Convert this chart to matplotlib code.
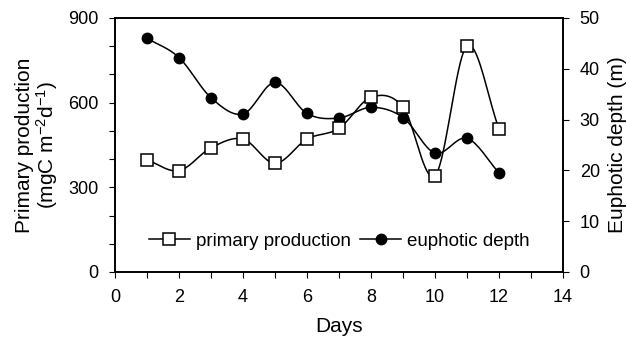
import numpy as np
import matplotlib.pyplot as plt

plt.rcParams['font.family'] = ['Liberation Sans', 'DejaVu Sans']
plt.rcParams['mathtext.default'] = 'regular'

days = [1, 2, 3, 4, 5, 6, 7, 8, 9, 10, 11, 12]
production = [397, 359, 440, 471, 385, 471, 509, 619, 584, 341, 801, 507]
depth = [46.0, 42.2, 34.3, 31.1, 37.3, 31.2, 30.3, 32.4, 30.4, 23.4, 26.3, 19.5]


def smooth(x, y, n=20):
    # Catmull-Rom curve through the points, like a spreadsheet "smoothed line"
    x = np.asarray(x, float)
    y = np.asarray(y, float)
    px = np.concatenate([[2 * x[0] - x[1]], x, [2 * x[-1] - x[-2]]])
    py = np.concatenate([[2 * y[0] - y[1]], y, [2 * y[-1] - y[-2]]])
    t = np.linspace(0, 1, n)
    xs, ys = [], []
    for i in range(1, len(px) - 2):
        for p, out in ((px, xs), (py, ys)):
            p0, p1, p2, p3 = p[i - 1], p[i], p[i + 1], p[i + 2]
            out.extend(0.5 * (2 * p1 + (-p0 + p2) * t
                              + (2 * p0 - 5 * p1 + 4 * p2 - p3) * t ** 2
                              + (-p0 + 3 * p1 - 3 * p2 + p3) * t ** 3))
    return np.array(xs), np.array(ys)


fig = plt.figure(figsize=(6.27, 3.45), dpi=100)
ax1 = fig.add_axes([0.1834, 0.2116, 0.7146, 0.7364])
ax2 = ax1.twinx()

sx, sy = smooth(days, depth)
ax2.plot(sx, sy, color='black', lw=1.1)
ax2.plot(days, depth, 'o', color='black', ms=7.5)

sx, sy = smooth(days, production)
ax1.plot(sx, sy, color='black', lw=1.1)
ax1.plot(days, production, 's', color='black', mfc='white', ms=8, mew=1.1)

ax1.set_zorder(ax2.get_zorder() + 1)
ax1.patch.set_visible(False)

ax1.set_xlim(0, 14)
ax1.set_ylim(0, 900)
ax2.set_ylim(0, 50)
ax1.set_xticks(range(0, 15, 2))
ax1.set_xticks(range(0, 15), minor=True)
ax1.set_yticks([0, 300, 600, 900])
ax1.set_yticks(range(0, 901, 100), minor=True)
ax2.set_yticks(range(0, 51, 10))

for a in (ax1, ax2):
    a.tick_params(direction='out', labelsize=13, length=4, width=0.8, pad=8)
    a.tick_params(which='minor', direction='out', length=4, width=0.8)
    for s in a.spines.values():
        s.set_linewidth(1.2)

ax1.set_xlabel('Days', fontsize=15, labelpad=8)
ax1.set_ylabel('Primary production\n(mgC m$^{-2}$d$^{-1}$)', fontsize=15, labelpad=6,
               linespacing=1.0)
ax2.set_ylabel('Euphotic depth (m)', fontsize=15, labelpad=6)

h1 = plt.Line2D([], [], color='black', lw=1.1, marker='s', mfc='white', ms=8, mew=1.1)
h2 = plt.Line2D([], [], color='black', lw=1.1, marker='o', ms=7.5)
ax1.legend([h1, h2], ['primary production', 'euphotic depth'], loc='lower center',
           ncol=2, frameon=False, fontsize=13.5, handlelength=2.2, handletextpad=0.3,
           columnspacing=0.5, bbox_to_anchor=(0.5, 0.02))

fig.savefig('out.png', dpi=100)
-----
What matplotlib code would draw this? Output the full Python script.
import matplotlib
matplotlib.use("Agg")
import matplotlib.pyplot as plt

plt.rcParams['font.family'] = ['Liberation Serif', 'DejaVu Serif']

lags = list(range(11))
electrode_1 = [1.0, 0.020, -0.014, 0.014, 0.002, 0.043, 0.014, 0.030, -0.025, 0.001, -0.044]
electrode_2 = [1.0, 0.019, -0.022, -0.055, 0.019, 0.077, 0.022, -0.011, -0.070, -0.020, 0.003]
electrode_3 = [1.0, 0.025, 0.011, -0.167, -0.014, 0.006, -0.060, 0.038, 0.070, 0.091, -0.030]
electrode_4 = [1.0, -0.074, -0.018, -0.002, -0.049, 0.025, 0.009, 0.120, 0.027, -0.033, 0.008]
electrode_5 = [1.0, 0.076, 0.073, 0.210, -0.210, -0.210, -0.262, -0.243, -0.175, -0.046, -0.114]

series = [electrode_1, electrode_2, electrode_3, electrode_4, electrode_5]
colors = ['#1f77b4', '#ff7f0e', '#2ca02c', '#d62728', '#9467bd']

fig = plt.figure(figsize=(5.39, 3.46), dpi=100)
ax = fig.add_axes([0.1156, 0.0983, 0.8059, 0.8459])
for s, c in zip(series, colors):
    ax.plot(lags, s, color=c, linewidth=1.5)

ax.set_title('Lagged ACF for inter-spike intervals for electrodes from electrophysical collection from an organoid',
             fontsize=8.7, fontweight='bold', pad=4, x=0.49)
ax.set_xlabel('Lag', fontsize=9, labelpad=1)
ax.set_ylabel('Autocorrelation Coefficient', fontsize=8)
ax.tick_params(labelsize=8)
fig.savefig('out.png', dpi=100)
-----
**WRITTEN INSTRUCTION**: Omit all pictures, and reproduce exactly the lines from the one holding "Convert this chart to matplotlib code." through the one holding "23.4, 26.3, 19.5]", both included.

**FINISHED EXERCISE**:
Convert this chart to matplotlib code.
import numpy as np
import matplotlib.pyplot as plt

plt.rcParams['font.family'] = ['Liberation Sans', 'DejaVu Sans']
plt.rcParams['mathtext.default'] = 'regular'

days = [1, 2, 3, 4, 5, 6, 7, 8, 9, 10, 11, 12]
production = [397, 359, 440, 471, 385, 471, 509, 619, 584, 341, 801, 507]
depth = [46.0, 42.2, 34.3, 31.1, 37.3, 31.2, 30.3, 32.4, 30.4, 23.4, 26.3, 19.5]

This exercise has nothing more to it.